SEE ALSO: More EPP coverage

According to Luis Rojas, the head of Paraguay’s anti-drug agency, the SENAD, the ACA is modeling itself on the Revolutionary Armed Forces of Colombia (FARC), and already has links to drug trafficking.

“We have confirmation that these anti-patriotic criminals are copying the Revolutionary Armed Forces of Colombia and charging a revolutionary tax on drug traffickers and cattle rustlers,” Rojas said.

One of the principal sources of revenue for the Colombian rebels is the drug trade, where the FARC charge a “tax” on all coca and cocaine production in their areas of influence. This is a model that the last remaining faction of the Shining Path, operating in the Apurimac, Ene and Mantaro River Valleys (VRAEM) in Peru, also follows.
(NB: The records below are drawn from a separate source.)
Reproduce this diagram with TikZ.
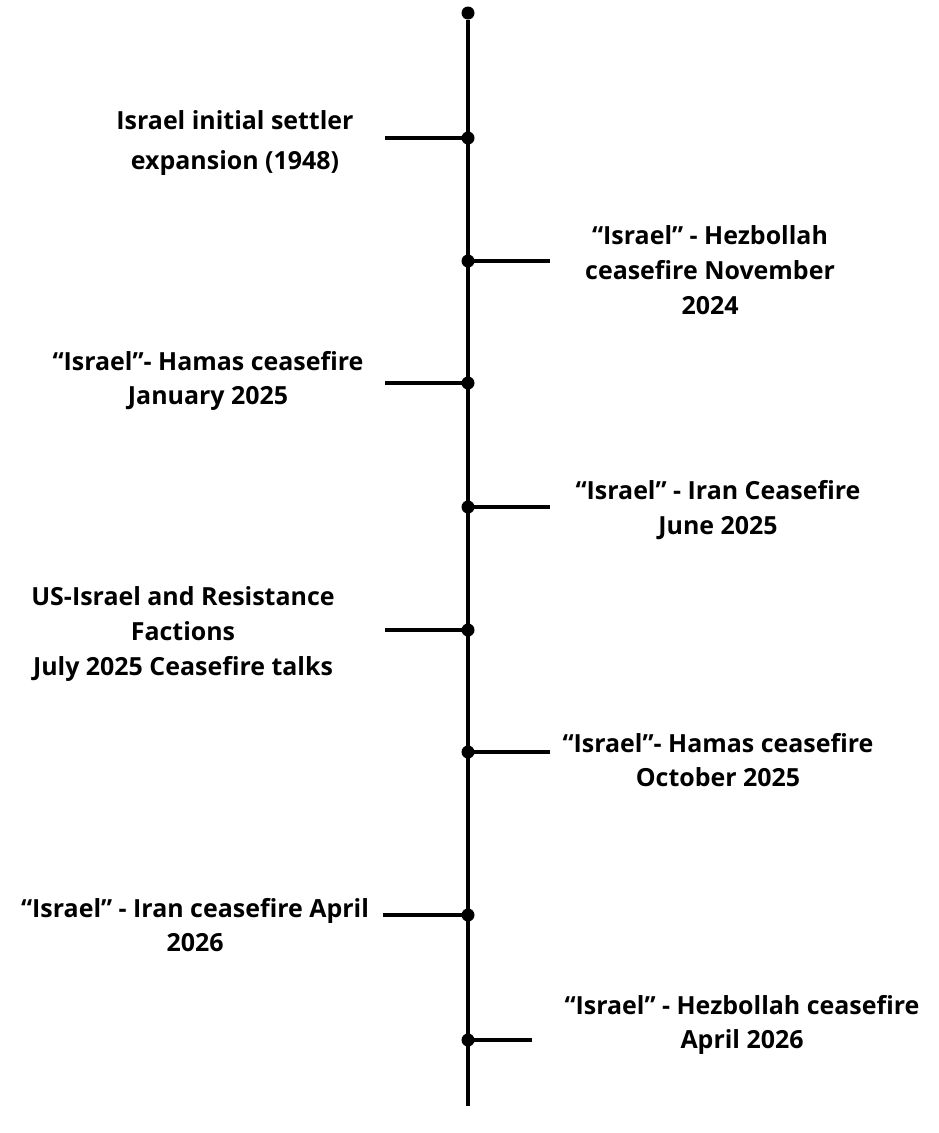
\documentclass[tikz,border=0pt]{standalone}
\usepackage{fontspec}
\setmainfont{Open Sans}
\tikzset{
    event/.style={align=center,font=\fontsize{14.2}{19.8}\selectfont\bfseries,inner sep=0pt},
    dot/.style={circle,fill=black,inner sep=0pt,minimum size=0.26cm},
    axis/.style={line width=2.7pt},
    branch/.style={line width=2.3pt}
}
\begin{document}
\begin{tikzpicture}[x=0.02cm,y=-0.02cm]
                \useasboundingbox (0,0) rectangle (939,1133);
                % main time line
                \node[dot] (top) at (468,13) {};
                \coordinate (bottom) at (468,1106);
                \draw[axis] (top) -- (bottom);
                % events on the line
                \foreach \n/\y in {1/138,2/261,3/383,4/507,5/630,6/752,7/915,8/1040}
                {
                    \node[dot] (d\n) at (468,\y) {};
                }
                \coordinate (e1) at (385,138);
                \coordinate (e2) at (550,261);
                \coordinate (e3) at (385,383);
                \coordinate (e4) at (550,507);
                \coordinate (e5) at (385,630);
                \coordinate (e6) at (550,752);
                \coordinate (e7) at (383,915);
                \coordinate (e8) at (532,1040);
                \foreach \n in {1,...,8}
                {
                    \draw[branch] (d\n.center) -- (e\n);
                }
                \node[event] (t1) at (235,143) {Israel initial settler\\[2.5pt]expansion (1948)};
                \node[event] (t2) at (710,270) {“Israel” - Hezbollah\\ceasefire November\\2024};
                \node[event] (t3) at (208,381) {“Israel”- Hamas ceasefire\\January 2025};
                \node[event] (t4) at (718,510) {“Israel” - Iran Ceasefire\\June 2025};
                \node[event] (t5) at (183,634) {US-Israel and Resistance\\Factions\\July 2025 Ceasefire talks};
                \node[event] (t6) at (718,760) {“Israel”- Hamas ceasefire\\October 2025};
                \node[event] (t7) at (195,925) {“Israel” - Iran ceasefire April\\2026};
                \node[event] (t8) at (742,1025) {“Israel” - Hezbollah ceasefire\\April 2026};
\end{tikzpicture}
\end{document}
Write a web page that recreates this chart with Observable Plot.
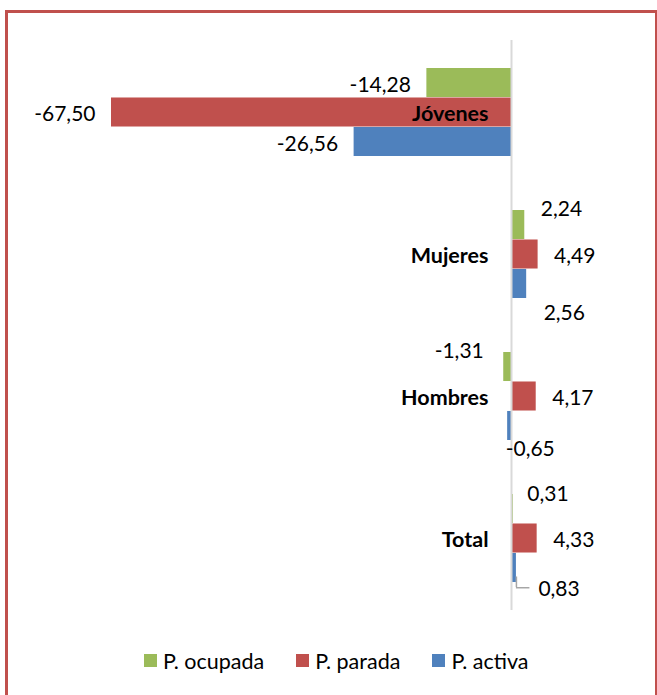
<!DOCTYPE html>
<html>
<head>
<meta charset="utf-8">
<script src="https://cdn.jsdelivr.net/npm/d3@7"></script>
<script src="https://cdn.jsdelivr.net/npm/@observablehq/plot@0.6"></script>
<style>
  html, body { margin: 0; padding: 0; background: #fff; overflow: hidden; width: 657px; height: 695px; }
  #chart { position: absolute; left: 0; top: 0; }
  #frame { position: absolute; left: 5px; top: 10px; width: 653px; height: 720px; border: 3px solid #C0504D; box-sizing: border-box; pointer-events: none; }
  #legend { position: absolute; left: 144px; top: 644px; }
  #legend div, #legend span { font-family: Lato, sans-serif !important; font-size: 21.5px !important; color: #000; }
  #legend span { margin-right: 32px !important; }
  #legend svg { margin-right: 6px !important; }
</style>
</head>
<body>
<div id="chart"></div>
<div id="legend"></div>
<div id="frame"></div>
<script>
// ---- data ----
const categories = ["Jóvenes", "Mujeres", "Hombres", "Total"];
const seriesNames = ["P. ocupada", "P. parada", "P. activa"];
const ocupada = [-14.28, 2.24, -1.31, 0.31];
const parada  = [-67.50, 4.49, 4.17, 4.33];
const activa  = [-26.56, 2.56, -0.65, 0.83];
const seriesColors = ["#9BBB59", "#C0504D", "#4F81BD"];

// ---- build rows ----
const seriesValues = [ocupada, parada, activa];
const rows = [];
seriesNames.forEach((s, j) => {
  categories.forEach((c, i) => rows.push({ category: c, series: s, j, value: seriesValues[j][i] }));
});

// ---- layout ----
const W = 657, H = 640, mt = 40, mb = 30;
const pxPerUnit = 400 / 67.5;
const zeroX = 511;
const xDomain = [-70, 20];
const marginLeft = zeroX + xDomain[0] * pxPerUnit;
const marginRight = W - (zeroX + xDomain[1] * pxPerUnit);
const pIn = 0.379, pOut = 0.19;
const step = (H - mt - mb) / (categories.length - pIn + 2 * pOut);
const bw = step * (1 - pIn);
const third = bw / 3;
const labelSize = 21;

// label placement tweaks (Excel-style moved labels)
const labelTweaks = {
  "Mujeres|P. ocupada": { dy: -16 },
  "Mujeres|P. activa":  { dy: 29, dx: 17 },
  "Hombres|P. ocupada": { dy: -16, dx: -20 },
  "Hombres|P. activa":  { dy: 23, dx: -2, anchor: "start" },
  "Total|P. ocupada":   { dy: -15, dx: 14 },
  "Total|P. activa":    { dy: 21, dx: 22 }
};
const fmt = v => v.toFixed(2).replace(".", ",");

const valueLabels = rows.map(r => {
  const t = labelTweaks[r.category + "|" + r.series] || {};
  const neg = r.value < 0;
  return Plot.text([r], {
    x: "value", y: "category",
    text: d => fmt(d.value),
    textAnchor: t.anchor || (neg ? "end" : "start"),
    dx: t.dx !== undefined ? t.dx : (neg ? -16 : 16),
    dy: (r.j - 1) * third + (t.dy !== undefined ? t.dy : 2),
    fill: "#000", fontSize: labelSize
  });
});

const leaderRow = rows.filter(r => r.category === "Total" && r.series === "P. activa");

const plot = Plot.plot({
  width: W, height: H,
  marginTop: mt, marginBottom: mb, marginLeft, marginRight,
  x: { domain: xDomain, axis: null },
  y: { type: "band", domain: categories, paddingInner: pIn, paddingOuter: pOut, axis: null },
  color: { domain: seriesNames, range: seriesColors },
  style: { fontFamily: "Lato, sans-serif", fontSize: "20px", color: "#000", background: "transparent" },
  marks: [
    ...seriesNames.map((s, j) => Plot.barX(rows.filter(r => r.series === s), {
      x: "value", y: "category", fill: "series",
      insetTop: j * third, insetBottom: (2 - j) * third
    })),
    Plot.ruleX([0], { stroke: "#d9d9d9", strokeWidth: 2 }),
    Plot.tickX(leaderRow, { x: "value", y: "category", dy: 5, insetTop: bw - 11, stroke: "#a6a6a6", strokeWidth: 1.5 }),
    Plot.ruleY(leaderRow, { y: "category", x1: "value", x2: "value", dy: bw / 2 + 5, insetRight: -13.5, stroke: "#a6a6a6", strokeWidth: 1.5 }),
    Plot.text(categories, {
      x: () => 0, y: d => d, text: d => d,
      textAnchor: "end", dx: -23, dy: 2,
      fontWeight: "bold", fontSize: 21.5, fill: "#000"
    }),
    ...valueLabels
  ]
});
document.getElementById("chart").appendChild(plot);

const legend = plot.legend("color", { swatchSize: 13 });
document.getElementById("legend").appendChild(legend);
</script>
</body>
</html>
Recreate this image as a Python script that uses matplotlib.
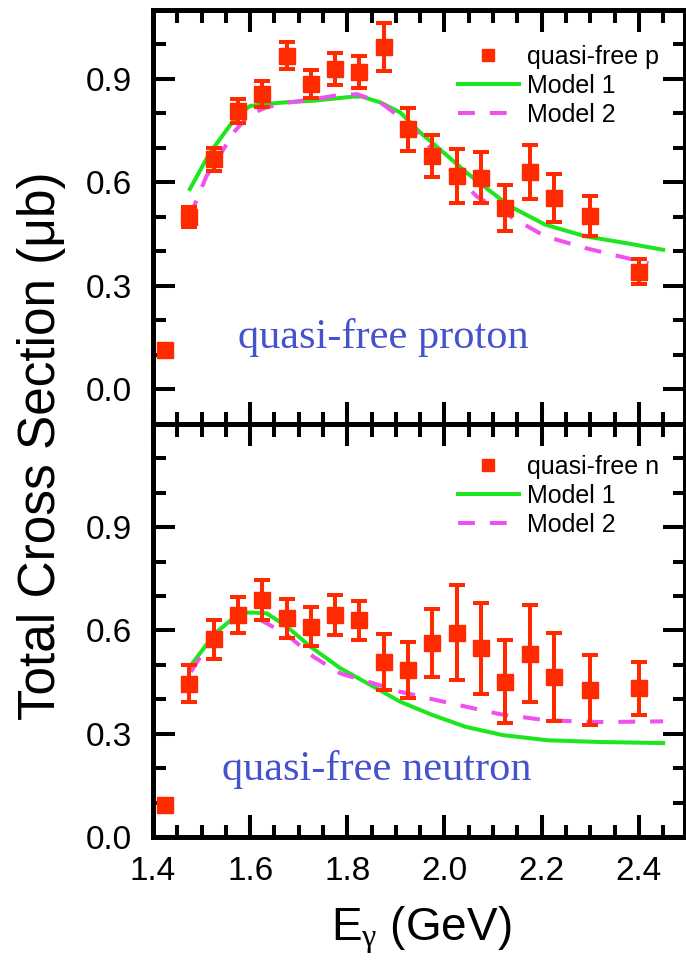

The SENAD boss believes that the ACA is seeking to replicate this system with marijuana. This is not only possible, but probable. InSight Crime found marijuana plantations while conducting field research in Arroyito, the ACA heartland. While kidnapping is the main source of income for the Paraguayan rebels, many farmers and ranchers in this area are victims of EPP extortion demands, and it is very likely that the marijuana growers are also being forced to pay.

The links with the drug trade may go further than simple “taxation” or extortion. ACA rebel fighter Lopez escaped from prison in Concepcion, along with six other inmates, in November 2013. The man who led the prison break was none other than Osmar de Souza Junior, the head of the First Catarinense Group (Primeiro Grupo Catarinense – PGC), a Brazilian transnational organized crime group, with presence in both Paraguay and Peru. It is believed that Lopez and de Souza were friends in prison, and may have stayed in contact, providing the ACA with valuable international criminal connections.

For General Oscar Pavon, the head of the Army’s Fourth Division, based in Concepcion, the Paraguayan rebels have imitated the FARC in more than just their source of revenue.

“Their manual, their tactics, their modus operandi all bear an uncanny resemblance to those of the FARC,” the general told InSight Crime.

So far, according to SENAD boss, Luis Rojas, there is not enough evidence to link the EPP with drug trafficking. However, the newly created ACA, with less “revolutionary” discipline, may well seek to deepen involvement in the marijuana business, and reap the financial rewards that would inevitably follow.